▶ **DATASET EXTRACT**
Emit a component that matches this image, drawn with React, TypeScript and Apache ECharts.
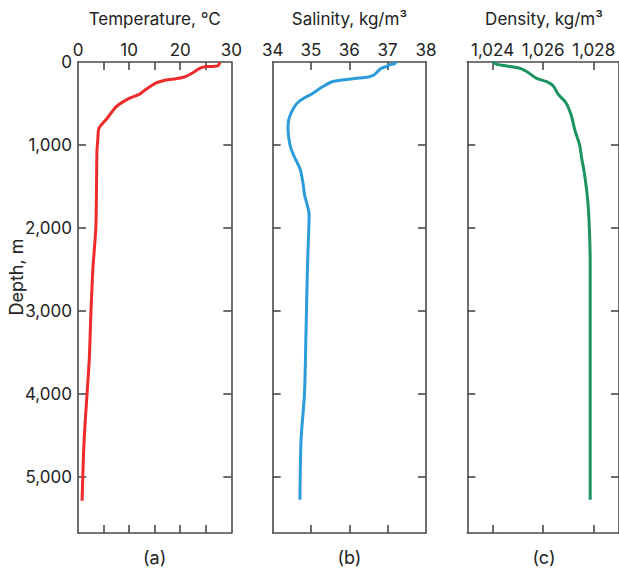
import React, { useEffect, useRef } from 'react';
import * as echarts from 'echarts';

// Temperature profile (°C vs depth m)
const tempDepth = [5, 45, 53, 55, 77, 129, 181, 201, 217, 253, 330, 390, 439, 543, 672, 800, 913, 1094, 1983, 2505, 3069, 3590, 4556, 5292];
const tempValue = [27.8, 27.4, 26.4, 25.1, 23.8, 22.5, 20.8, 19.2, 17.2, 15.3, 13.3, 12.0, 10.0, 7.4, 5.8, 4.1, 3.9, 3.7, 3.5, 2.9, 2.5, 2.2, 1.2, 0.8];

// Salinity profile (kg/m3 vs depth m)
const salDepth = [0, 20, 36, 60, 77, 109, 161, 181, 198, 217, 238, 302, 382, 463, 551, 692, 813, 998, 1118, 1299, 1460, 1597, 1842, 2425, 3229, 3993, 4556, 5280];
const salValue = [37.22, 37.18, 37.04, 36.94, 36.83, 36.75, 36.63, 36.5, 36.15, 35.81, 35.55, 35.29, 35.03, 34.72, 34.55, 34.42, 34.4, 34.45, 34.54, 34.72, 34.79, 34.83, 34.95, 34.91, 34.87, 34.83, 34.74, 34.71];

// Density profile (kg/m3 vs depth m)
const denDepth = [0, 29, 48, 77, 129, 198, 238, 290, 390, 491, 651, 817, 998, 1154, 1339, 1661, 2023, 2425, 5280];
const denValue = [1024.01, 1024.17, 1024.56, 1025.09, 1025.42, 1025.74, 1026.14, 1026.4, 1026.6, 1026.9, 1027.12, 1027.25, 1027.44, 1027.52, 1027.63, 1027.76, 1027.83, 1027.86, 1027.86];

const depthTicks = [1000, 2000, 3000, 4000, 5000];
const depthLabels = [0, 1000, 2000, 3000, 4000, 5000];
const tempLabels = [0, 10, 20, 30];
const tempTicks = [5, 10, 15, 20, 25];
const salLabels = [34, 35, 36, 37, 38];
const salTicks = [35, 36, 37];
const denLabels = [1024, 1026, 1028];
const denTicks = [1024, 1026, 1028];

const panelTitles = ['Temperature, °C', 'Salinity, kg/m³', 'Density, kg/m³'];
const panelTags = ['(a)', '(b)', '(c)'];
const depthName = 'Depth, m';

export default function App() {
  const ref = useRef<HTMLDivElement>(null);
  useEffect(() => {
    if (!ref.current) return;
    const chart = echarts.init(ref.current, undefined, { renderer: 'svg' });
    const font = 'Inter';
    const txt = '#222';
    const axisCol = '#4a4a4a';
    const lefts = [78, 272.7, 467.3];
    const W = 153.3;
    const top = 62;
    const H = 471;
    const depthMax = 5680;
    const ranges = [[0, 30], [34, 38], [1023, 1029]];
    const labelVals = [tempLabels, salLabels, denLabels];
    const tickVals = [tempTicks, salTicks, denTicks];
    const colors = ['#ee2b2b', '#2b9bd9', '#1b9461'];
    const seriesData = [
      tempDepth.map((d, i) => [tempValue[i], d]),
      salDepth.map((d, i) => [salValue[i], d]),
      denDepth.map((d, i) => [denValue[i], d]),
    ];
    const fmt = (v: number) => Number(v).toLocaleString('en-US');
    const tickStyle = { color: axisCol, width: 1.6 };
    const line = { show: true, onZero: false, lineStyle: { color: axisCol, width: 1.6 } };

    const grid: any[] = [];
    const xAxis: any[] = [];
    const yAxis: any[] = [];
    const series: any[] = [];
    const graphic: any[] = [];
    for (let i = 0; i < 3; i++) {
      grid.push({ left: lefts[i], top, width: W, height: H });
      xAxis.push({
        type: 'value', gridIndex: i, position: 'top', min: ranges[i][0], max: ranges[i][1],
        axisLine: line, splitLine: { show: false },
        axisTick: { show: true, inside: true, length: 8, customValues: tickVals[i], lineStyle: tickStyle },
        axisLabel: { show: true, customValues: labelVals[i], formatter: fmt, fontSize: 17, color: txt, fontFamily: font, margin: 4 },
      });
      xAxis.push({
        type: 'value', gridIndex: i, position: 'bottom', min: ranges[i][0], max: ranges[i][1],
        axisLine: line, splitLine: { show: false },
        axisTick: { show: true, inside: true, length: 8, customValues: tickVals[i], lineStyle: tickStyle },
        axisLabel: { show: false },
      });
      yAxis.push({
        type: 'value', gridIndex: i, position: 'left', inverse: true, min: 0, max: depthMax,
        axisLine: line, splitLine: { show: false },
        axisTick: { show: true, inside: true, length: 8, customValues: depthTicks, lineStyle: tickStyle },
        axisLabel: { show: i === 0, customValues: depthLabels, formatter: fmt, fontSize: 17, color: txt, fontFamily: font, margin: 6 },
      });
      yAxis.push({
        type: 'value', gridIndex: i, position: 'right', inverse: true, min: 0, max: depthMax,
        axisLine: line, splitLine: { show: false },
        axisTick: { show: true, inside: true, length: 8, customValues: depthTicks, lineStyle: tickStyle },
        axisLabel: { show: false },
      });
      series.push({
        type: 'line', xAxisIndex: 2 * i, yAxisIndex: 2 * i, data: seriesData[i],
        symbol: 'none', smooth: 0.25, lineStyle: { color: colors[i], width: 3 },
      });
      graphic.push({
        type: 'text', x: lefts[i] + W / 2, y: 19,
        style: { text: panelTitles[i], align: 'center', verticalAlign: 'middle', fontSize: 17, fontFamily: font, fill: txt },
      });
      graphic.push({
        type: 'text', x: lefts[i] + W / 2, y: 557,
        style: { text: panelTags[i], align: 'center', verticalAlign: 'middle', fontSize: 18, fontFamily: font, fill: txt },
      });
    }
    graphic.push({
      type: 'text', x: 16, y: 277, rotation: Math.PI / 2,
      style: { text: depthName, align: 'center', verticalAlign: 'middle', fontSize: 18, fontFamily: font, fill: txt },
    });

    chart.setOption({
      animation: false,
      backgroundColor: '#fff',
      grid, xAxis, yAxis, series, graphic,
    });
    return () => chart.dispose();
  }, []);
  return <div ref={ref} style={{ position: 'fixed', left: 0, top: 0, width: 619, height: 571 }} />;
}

▶ **TASK TO COMPLETE**
Scan the lines above for "React", then copy every one that has it.

▶ **EXERCISE ANSWER**
Emit a component that matches this image, drawn with React, TypeScript and Apache ECharts.
import React, { useEffect, useRef } from 'react';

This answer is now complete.